AIM OF THE TASK =
Scan the data for "chart" and copy the lines it appears in.

COLLECTED DATA =
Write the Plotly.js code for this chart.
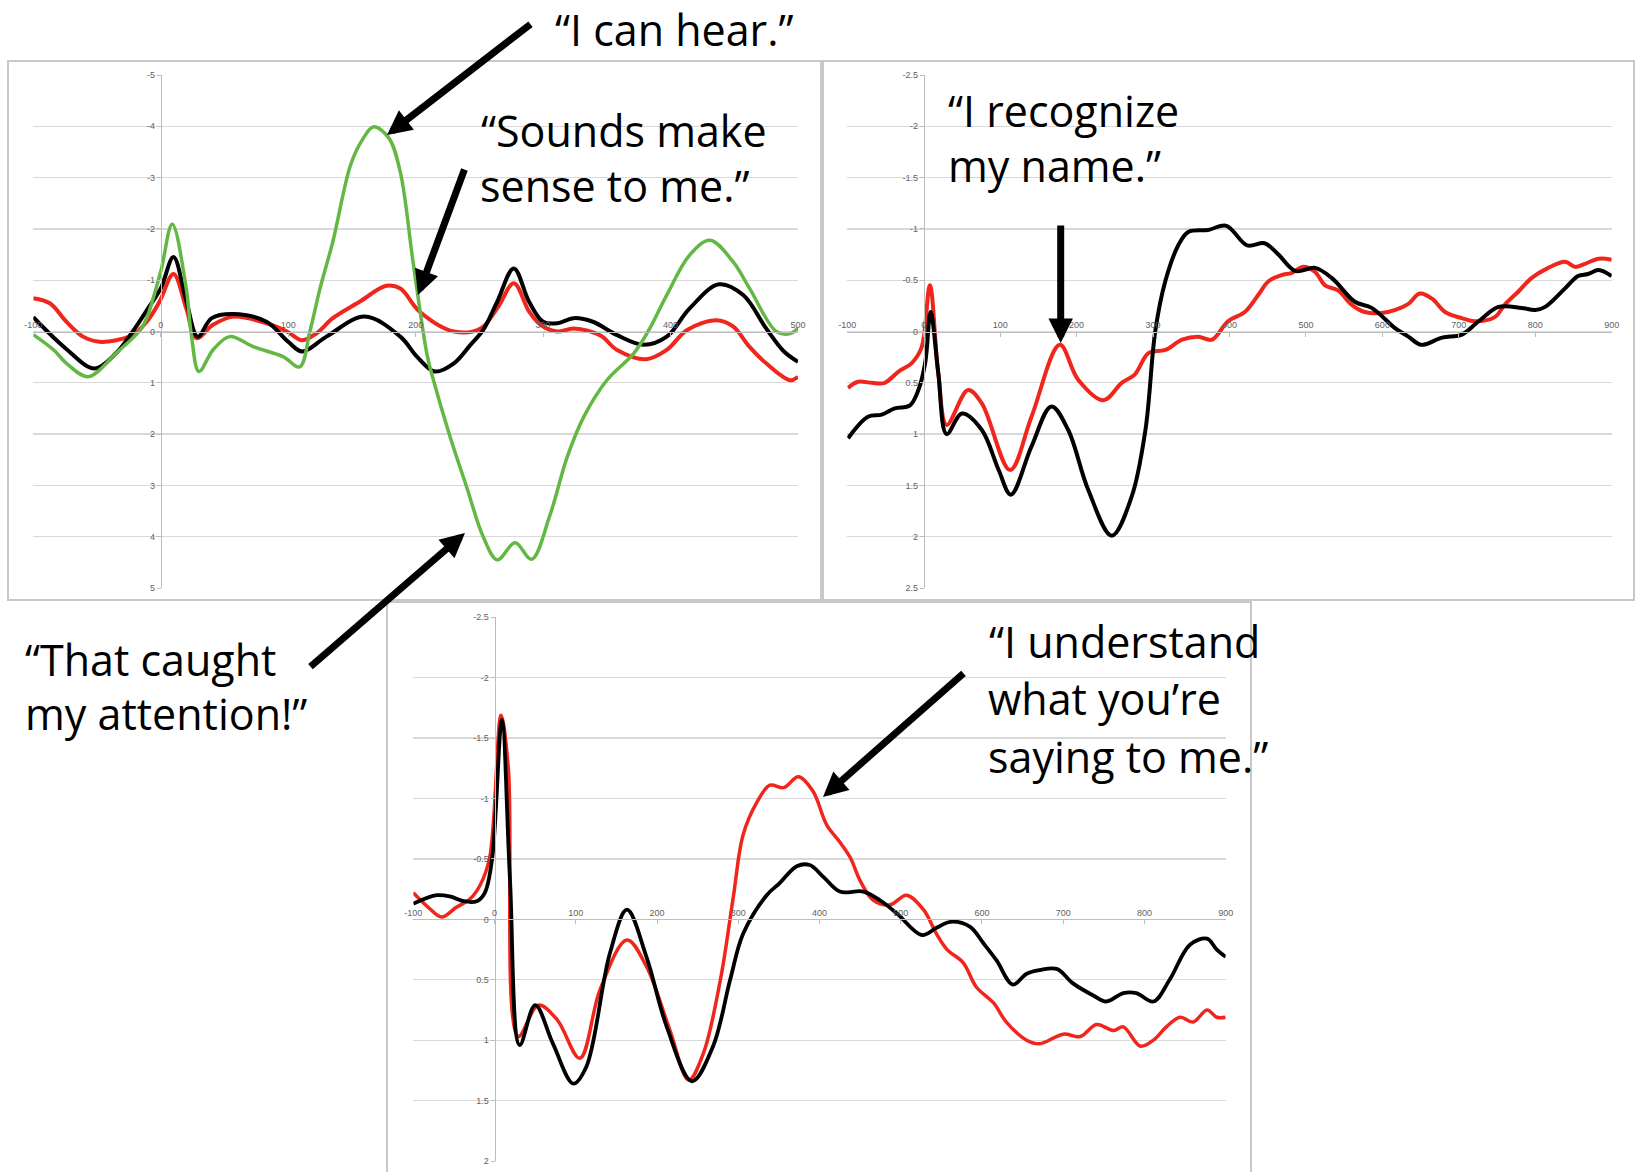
<!DOCTYPE html>
<html>
<head>
<meta charset="utf-8">
<script src="https://cdn.plot.ly/plotly-3.0.1.min.js"></script>
<style>html,body{margin:0;padding:0;background:#fff;}#chart{width:1636px;height:1172px;}</style>
</head>
<body>
<div id="chart"></div>
<script>
// ---------- Panel A (top-left): time (ms) vs amplitude ----------
const aBlackX = [-100,-75,-52,-35,-22,-10,0,10,20,29,40,57,83,100,111,130,160,188,201,215,230,243,253,264,277,289,300,311,324,339,358,379,397,415,438,457,475,489,500];
const aBlackY = [-0.28,0.32,0.72,0.42,0.0,-0.45,-0.84,-1.45,-0.6,0.1,-0.26,-0.34,-0.19,0.2,0.39,0.1,-0.29,0.1,0.49,0.78,0.62,0.26,-0.03,-0.58,-1.23,-0.58,-0.19,-0.16,-0.26,-0.19,0.07,0.26,0.1,-0.45,-0.92,-0.71,-0.06,0.39,0.59];
const aRedX = [-100,-87,-74,-61,-48,-35,-22,-11,-1,10,20,28,41,57,83,99,111,122,135,156,177,188,203,230,251,264,277,289,298,311,324,345,358,381,397,413,436,449,462,475,494,500];
const aRedY = [-0.65,-0.55,-0.19,0.1,0.2,0.17,0.07,-0.19,-0.58,-1.12,-0.45,0.13,-0.13,-0.29,-0.16,0,0.17,0.04,-0.26,-0.58,-0.89,-0.84,-0.39,0,-0.06,-0.45,-0.94,-0.39,-0.13,0,-0.06,0.08,0.36,0.54,0.36,-0.03,-0.22,-0.1,0.3,0.62,0.95,0.88];
const aGreenX = [-100,-84,-74,-57,-35,-16,-11,0,9,20,24,30,41,54,73,96,109,117,125,135,149,158,167,179,188,198,209,214,227,240,253,264,278,291,305,319,332,350,371,383,397,415,431,449,462,483,494,500];
const aGreenY = [0.06,0.36,0.62,0.88,0.42,-0.03,-0.26,-1.17,-2.09,-0.84,0.07,0.78,0.36,0.1,0.3,0.49,0.69,0,-0.84,-1.75,-3.25,-3.73,-3.99,-3.77,-3.1,-1.35,0.46,0.95,2.05,3.03,4.0,4.45,4.12,4.44,3.61,2.44,1.66,0.95,0.43,-0.03,-0.71,-1.49,-1.78,-1.36,-0.84,0,0.04,-0.07];
const aXTicks = [-100,0,100,200,300,400,500];
const aXTickText = ['-100','0','100','200','300','400','500'];
const aYTicks = [-5,-4,-3,-2,-1,0,1,2,3,4,5];
const aYTickText = ['-5','-4','-3','-2','-1','0','1','2','3','4','5'];

// ---------- Panel B (top-right) ----------
const bBlackX = [-99,-73,-55,-38,-18,-7,2,9,19,30,50,76,98,114,141,167,189,215,246,272,290,303,316,333,346,372,396,423,446,464,486,512,534,564,586,617,634,651,678,704,726,752,782,800,813,839,856,869,883,900];
const bBlackY = [1.04,0.83,0.81,0.75,0.72,0.57,0.3,-0.19,0.4,1.0,0.8,0.96,1.35,1.59,1.12,0.73,0.96,1.54,1.99,1.61,0.96,-0.01,-0.49,-0.84,-0.97,-0.99,-1.03,-0.84,-0.86,-0.75,-0.59,-0.62,-0.52,-0.29,-0.23,-0.03,0.05,0.13,0.06,0.03,-0.1,-0.24,-0.23,-0.21,-0.24,-0.42,-0.54,-0.56,-0.6,-0.54];
const bRedX = [-99,-86,-68,-51,-33,-16,-3,8,19,30,58,76,113,141,178,202,235,259,276,294,316,338,359,377,398,420,438,451,468,481,497,512,525,542,560,577,599,617,634,649,665,682,704,721,747,760,778,795,817,839,852,865,883,900];
const bRedY = [0.55,0.49,0.5,0.5,0.39,0.31,0.16,-0.45,0.41,0.91,0.57,0.7,1.35,0.83,0.13,0.47,0.67,0.5,0.42,0.21,0.18,0.08,0.05,0.08,-0.1,-0.19,-0.36,-0.49,-0.55,-0.57,-0.63,-0.58,-0.45,-0.4,-0.26,-0.19,-0.18,-0.21,-0.27,-0.37,-0.32,-0.19,-0.13,-0.1,-0.14,-0.26,-0.39,-0.52,-0.62,-0.68,-0.63,-0.66,-0.71,-0.7];
const bXTicks = [-100,0,100,200,300,400,500,600,700,800,900];
const bXTickText = ['-100','0','100','200','300','400','500','600','700','800','900'];
const bYTicks = [-2.5,-2,-1.5,-1,-0.5,0,0.5,1,1.5,2,2.5];
const bYTickText = ['-2.5','-2','-1.5','-1','-0.5','0','0.5','1','1.5','2','2.5'];

// ---------- Panel C (bottom) ----------
const cBlackX = [-100,-71,-55,-38,-22,-12,-3,9,19,31,50,72,97,113,142,163,187,212,243,269,290,306,335,351,372,388,405,425,454,474,495,526,544,561,585,602,618,638,655,671,692,712,737,753,774,790,811,831,856,877,889,900];
const cBlackY = [-0.13,-0.2,-0.19,-0.15,-0.15,-0.22,-0.5,-1.65,-0.33,1.04,0.71,1.03,1.36,1.22,0.28,-0.08,0.31,0.89,1.34,1.05,0.5,0.12,-0.2,-0.3,-0.44,-0.45,-0.35,-0.23,-0.23,-0.16,-0.05,0.13,0.07,0.02,0.06,0.2,0.34,0.54,0.45,0.42,0.41,0.53,0.63,0.68,0.61,0.61,0.68,0.5,0.21,0.16,0.25,0.31];
const cRedX = [-100,-80,-65,-47,-30,-18,-6,8,17,29,54,77,105,130,163,187,216,239,257,278,294,306,323,339,356,374,392,409,425,438,450,466,487,507,528,544,557,577,593,614,630,655,671,700,721,741,762,774,795,811,827,844,860,877,889,900];
const cRedY = [-0.22,-0.09,-0.02,-0.1,-0.17,-0.28,-0.51,-1.69,-1.25,0.97,0.71,0.83,1.15,0.58,0.17,0.39,0.92,1.33,1.11,0.5,-0.19,-0.7,-0.97,-1.11,-1.09,-1.18,-1.06,-0.78,-0.64,-0.51,-0.32,-0.16,-0.12,-0.2,-0.08,0.12,0.25,0.36,0.56,0.69,0.85,1.0,1.03,0.95,0.97,0.87,0.92,0.89,1.05,1.0,0.89,0.81,0.85,0.75,0.81,0.81];
const cXTicks = [-100,0,100,200,300,400,500,600,700,800,900];
const cXTickText = ['-100','0','100','200','300','400','500','600','700','800','900'];
const cYTicks = [-2.5,-2,-1.5,-1,-0.5,0,0.5,1,1.5,2];
const cYTickText = ['-2.5','-2','-1.5','-1','-0.5','0','0.5','1','1.5','2'];

// ---------- Callout texts ----------
const calloutLines = [
  '\u201cI can hear.\u201d',
  '\u201cSounds make', 'sense to me.\u201d',
  '\u201cI recognize', 'my name.\u201d',
  '\u201cThat caught', 'my attention!\u201d',
  '\u201cI understand', 'what you\u2019re', 'saying to me.\u201d'
];

// ---------- Layout helpers ----------
const W = 1636, H = 1172;
const fx = p => p / W;
const fy = p => 1 - p / H;

const RED = '#f0261c', GREEN = '#62b843', BLACK = '#000000';
const GRID = '#d9d9d9', AXLINE = '#bdbdbd', TICKC = '#5f5f5f';

function panel(xr, yr, xd, yd, xt, xtt, yt, ytt) {
  const xdom = [fx(xd[0]), fx(xd[1])];
  const ydom = [fy(yd[1]), fy(yd[0])];
  const xZeroFrac = (0 - xr[0]) / (xr[1] - xr[0]);
  const yZeroFrac = (0 - yr[0]) / (yr[1] - yr[0]);
  const xa = {
    domain: xdom, range: xr, anchor: 'free',
    position: ydom[0] + yZeroFrac * (ydom[1] - ydom[0]),
    side: 'top', showgrid: false, zeroline: false,
    showline: true, linecolor: AXLINE, linewidth: 1,
    ticks: 'inside', ticklen: 4, tickcolor: AXLINE,
    tickvals: xt, ticktext: xtt,
    tickfont: {family: 'Liberation Sans', size: 9, color: TICKC}
  };
  const ya = {
    domain: ydom, range: yr, anchor: 'free',
    position: xdom[0] + xZeroFrac * (xdom[1] - xdom[0]),
    side: 'left', showgrid: true, gridcolor: GRID, gridwidth: 1.3,
    zeroline: false, showline: true, linecolor: AXLINE, linewidth: 1,
    ticks: 'outside', ticklen: 4, tickcolor: AXLINE,
    tickvals: yt, ticktext: ytt,
    tickfont: {family: 'Liberation Sans', size: 9, color: TICKC}
  };
  return {xa, ya};
}

const pA = panel([-100, 500], [5, -5], [33.3, 798], [75, 588], aXTicks, aXTickText, aYTicks, aYTickText);
const pB = panel([-100, 900], [2.5, -2.5], [847.3, 1611.7], [75, 588], bXTicks, bXTickText, bYTicks, bYTickText);
const pC = panel([-100, 900], [2, -2.5], [413.3, 1225.7], [617.3, 1161], cXTicks, cXTickText, cYTicks, cYTickText);

function tr(x, y, color, w, xa, ya) {
  return {x: x, y: y, xaxis: xa, yaxis: ya, type: 'scatter', mode: 'lines',
          line: {color: color, width: w, shape: 'spline', smoothing: 1},
          hoverinfo: 'skip', showlegend: false};
}

const data = [
  tr(aRedX, aRedY, RED, 4, 'x', 'y'),
  tr(aBlackX, aBlackY, BLACK, 4, 'x', 'y'),
  tr(aGreenX, aGreenY, GREEN, 3.5, 'x', 'y'),
  tr(bRedX, bRedY, RED, 4, 'x2', 'y2'),
  tr(bBlackX, bBlackY, BLACK, 4, 'x2', 'y2'),
  tr(cRedX, cRedY, RED, 3.5, 'x3', 'y3'),
  tr(cBlackX, cBlackY, BLACK, 3.8, 'x3', 'y3')
];

const FONT = {family: '"Open Sans", "Noto Sans", sans-serif', size: 43, color: '#000'};
const off = 0.388 * FONT.size;
// [text index, left px, baseline px]
const textPos = [
  [0, 553, 46],
  [1, 479, 146.7], [2, 478, 201.7],
  [3, 946, 126.7], [4, 946, 181.7],
  [5, 23, 676], [6, 23, 730],
  [7, 987, 658.3], [8, 986, 715], [9, 986, 773]
];
const annotations = textPos.map(t => ({
  xref: 'paper', yref: 'paper', x: fx(t[1]), y: fy(t[2] - off),
  xanchor: 'left', yanchor: 'middle', text: calloutLines[t[0]],
  showarrow: false, font: FONT
}));

// arrows: [tip x, tip y, tail x, tail y] in pixels
const arrows = [
  [387, 135, 532, 23],
  [418, 295, 465, 168],
  [465, 533, 309, 668],
  [1060.7, 343, 1060.7, 224],
  [823, 797, 965, 672]
];
arrows.forEach(a => annotations.push({
  xref: 'paper', yref: 'paper', x: fx(a[0]), y: fy(a[1]),
  ax: a[2] - a[0], ay: a[3] - a[1], text: '', showarrow: true,
  arrowhead: 2, arrowsize: 0.7, arrowwidth: 7, arrowcolor: '#000', standoff: 0
}));

const FRAME = {color: '#c8c8c8', width: 2};
const shapes = [
  {type: 'rect', xref: 'paper', yref: 'paper', x0: fx(8), x1: fx(821), y0: fy(600), y1: fy(61), line: FRAME, layer: 'below'},
  {type: 'rect', xref: 'paper', yref: 'paper', x0: fx(823), x1: fx(1634), y0: fy(600), y1: fy(61), line: FRAME, layer: 'below'},
  {type: 'rect', xref: 'paper', yref: 'paper', x0: fx(387), x1: fx(1251), y0: fy(1180), y1: fy(602), line: FRAME, layer: 'below'}
];

const layout = {
  width: W, height: H,
  margin: {l: 0, r: 0, t: 0, b: 0, pad: 0},
  paper_bgcolor: '#fff', plot_bgcolor: 'rgba(0,0,0,0)',
  showlegend: false,
  xaxis: pA.xa, yaxis: pA.ya,
  xaxis2: pB.xa, yaxis2: pB.ya,
  xaxis3: pC.xa, yaxis3: pC.ya,
  annotations: annotations,
  shapes: shapes
};

Plotly.newPlot('chart', data, layout, {displayModeBar: false, staticPlot: true});
</script>
</body>
</html>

THE SOLUTION =
Write the Plotly.js code for this chart.
<style>html,body{margin:0;padding:0;background:#fff;}#chart{width:1636px;height:1172px;}</style>
<div id="chart"></div>
Plotly.newPlot('chart', data, layout, {displayModeBar: false, staticPlot: true});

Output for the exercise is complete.